Behavior Hierarchy Learning in a Behavior-based System using Reinforcement Learning (abstract)

This is my IROS 2004 paper abstract which is entitled Behavior Hierarchy Learning in a Behavior-based System using Reinforcement Learning. It will be presented very soon at International Conference on Intelligence Robots Systems [It have been presented now! You can download the paper at my publication page or directly at there].
]. I am not sure if I present it or my advisor, Dr. Nili, do so as I have some problem getting passport and VISA. Anyway, it is very interesting to go to my first international conference and visit those guys that I read their papers and adore their work, e.g. Maja Mataric of USC, Cynthia Breazeal of MIT, Leslie Pack Kaelbling of CMU, Maneula Veloso of CMU, Lynne Parker of university of Tennessee, Sridhar Mahadevan of UMass, and a lot more who I haven’t found their names yet. I wish I could visit other ones like Rodney Brooks, Marvin Minsky, Andrew Barto, Richard Sutton, Marco Dorigo, Floreano, and … and … but it seems that they do not participate in this conference. It is somehow natural as this is a Robotic conference and not all-I-lovable-topics one!!

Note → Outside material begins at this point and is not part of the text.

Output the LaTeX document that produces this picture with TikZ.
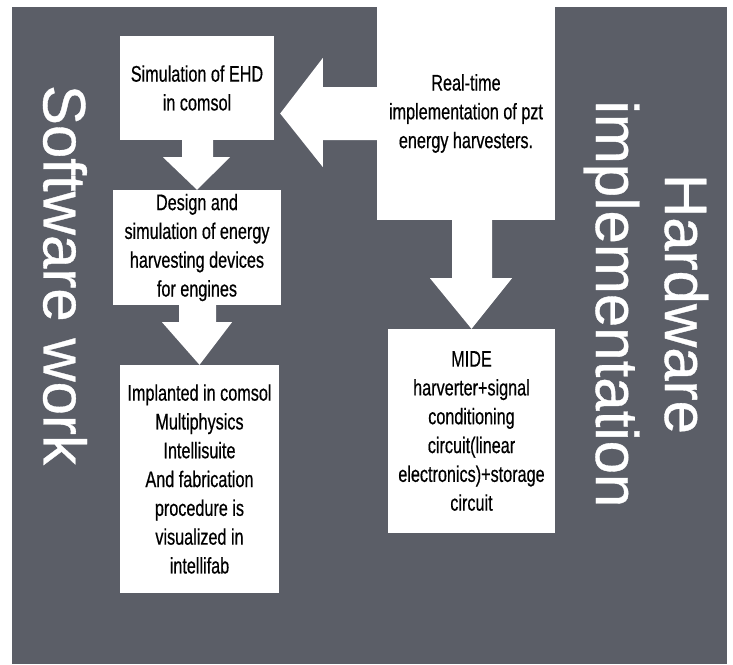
\documentclass[tikz,border=0pt]{standalone}
\usepackage{fontspec}
\setmainfont{Liberation Sans}
\newfontfamily\boxfont[FakeStretch=0.72,FakeBold=0.5]{Liberation Sans}
\newfontfamily\sidefont[FakeBold=0.6]{Liberation Sans}
\usetikzlibrary{calc}
\definecolor{bggray}{RGB}{91,94,103}
\begin{document}
\begin{tikzpicture}[x=1pt,y=-1pt,
  box/.style={fill=white, inner sep=0pt, align=center, text=black,
    font=\boxfont\fontsize{22.5}{28.8}\selectfont},
  blockarrow/.style={fill=white},
  side/.style={text=white, rotate=-90, align=center, inner sep=0pt,
    font=\sidefont\fontsize{60}{69}\selectfont}]
\useasboundingbox (0,0) rectangle (733,664);
\fill[white] (0,0) rectangle (733,664);
\fill[bggray] (12,7) rectangle (727,664);

\node[box, minimum width=154pt, minimum height=104pt] (ehd) at (197,88)
  {Simulation of EHD\\in comsol};
\node[box, minimum width=178pt, minimum height=213pt] (rt) at (466,113.5)
  {Real-time\\implementation of pzt\\energy harvesters.};
\node[box, minimum width=168pt, minimum height=115pt] (design) at (197,247.5)
  {Design and\\simulation of energy\\harvesting devices\\for engines};
\node[box, minimum width=159pt, minimum height=228pt] (impl) at (199.5,479)
  {Implanted in comsol\\Multiphysics\\Intellisuite\\And fabrication\\procedure is\\visualized in\\intellifab};
\node[box, minimum width=167pt, minimum height=204pt] (mide) at (471.5,431)
  {MIDE\\harverter+signal\\conditioning\\circuit(linear\\electronics)+storage\\circuit};

\node[side] (sw) at (65,275) {Software work};
\node[side] (hw) at (646,304) {Hardware\\implementation};

% rt -> ehd (leftward)
\coordinate (tipA) at ($(ehd.east |- rt.west)+(6,0)$);
\fill[blockarrow] ($(rt.west)+(0,-26.5)$) -- ($(rt.west)+(-54,-26.5)$)
  -- ($(rt.west)+(-54,-55.5)$) -- (tipA) -- ($(rt.west)+(-54,53.5)$)
  -- ($(rt.west)+(-54,26.5)$) -- ($(rt.west)+(0,26.5)$) -- cycle;
% ehd -> design
\fill[blockarrow] ($(ehd.south)+(-15,0)$) -- ($(ehd.south)+(16,0)$)
  -- ($(ehd.south)+(16,17)$) -- ($(ehd.south)+(33,17)$) -- (design.north)
  -- ($(ehd.south)+(-34,17)$) -- ($(ehd.south)+(-15,17)$) -- cycle;
% design -> impl
\fill[blockarrow] ($(design.south)+(-18,0)$) -- ($(design.south)+(19,0)$)
  -- ($(design.south)+(19,17)$) -- ($(design.south)+(35,17)$) -- (impl.north)
  -- ($(design.south)+(-35,17)$) -- ($(design.south)+(-18,17)$) -- cycle;
% rt -> mide
\fill[blockarrow] ($(rt.south)+(-14,0)$) -- ($(rt.south)+(26,0)$)
  -- ($(rt.south)+(26,58)$) -- ($(rt.south)+(46,58)$) -- (mide.north)
  -- ($(rt.south)+(-36,58)$) -- ($(rt.south)+(-14,58)$) -- cycle;
\end{tikzpicture}
\end{document}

And now, you can see the abstract. I will put the paper as soon as I upgrade my host and run an updating section for my scientific work.

Behavior Hierarchy Learning in a Behavior-based System using Reinforcement Learning
Abstract: Hand-design of an intelligent agent’s behaviors and their hierarchy is a very hard task. One of the most important steps toward creating intelligent agents is providing them with capability to learn the required behaviors and their architecture. Architecture learning in a behavior-based agent with Subsumption architecture is considered in this paper. Overall value function is decomposed into easily calculate-able parts in order to learn the behavior hierarchy. Using probabilistic formulations, two different decomposition methods are discussed: storing the estimated value of each behavior in each layer, and storing the ordering of behaviors in the architecture. Using defined decompositions, two appropriate credit assignment methods are designed. Finally, the proposed methods are tested in a multi-robot object-lifting task that results in satisfactory performance.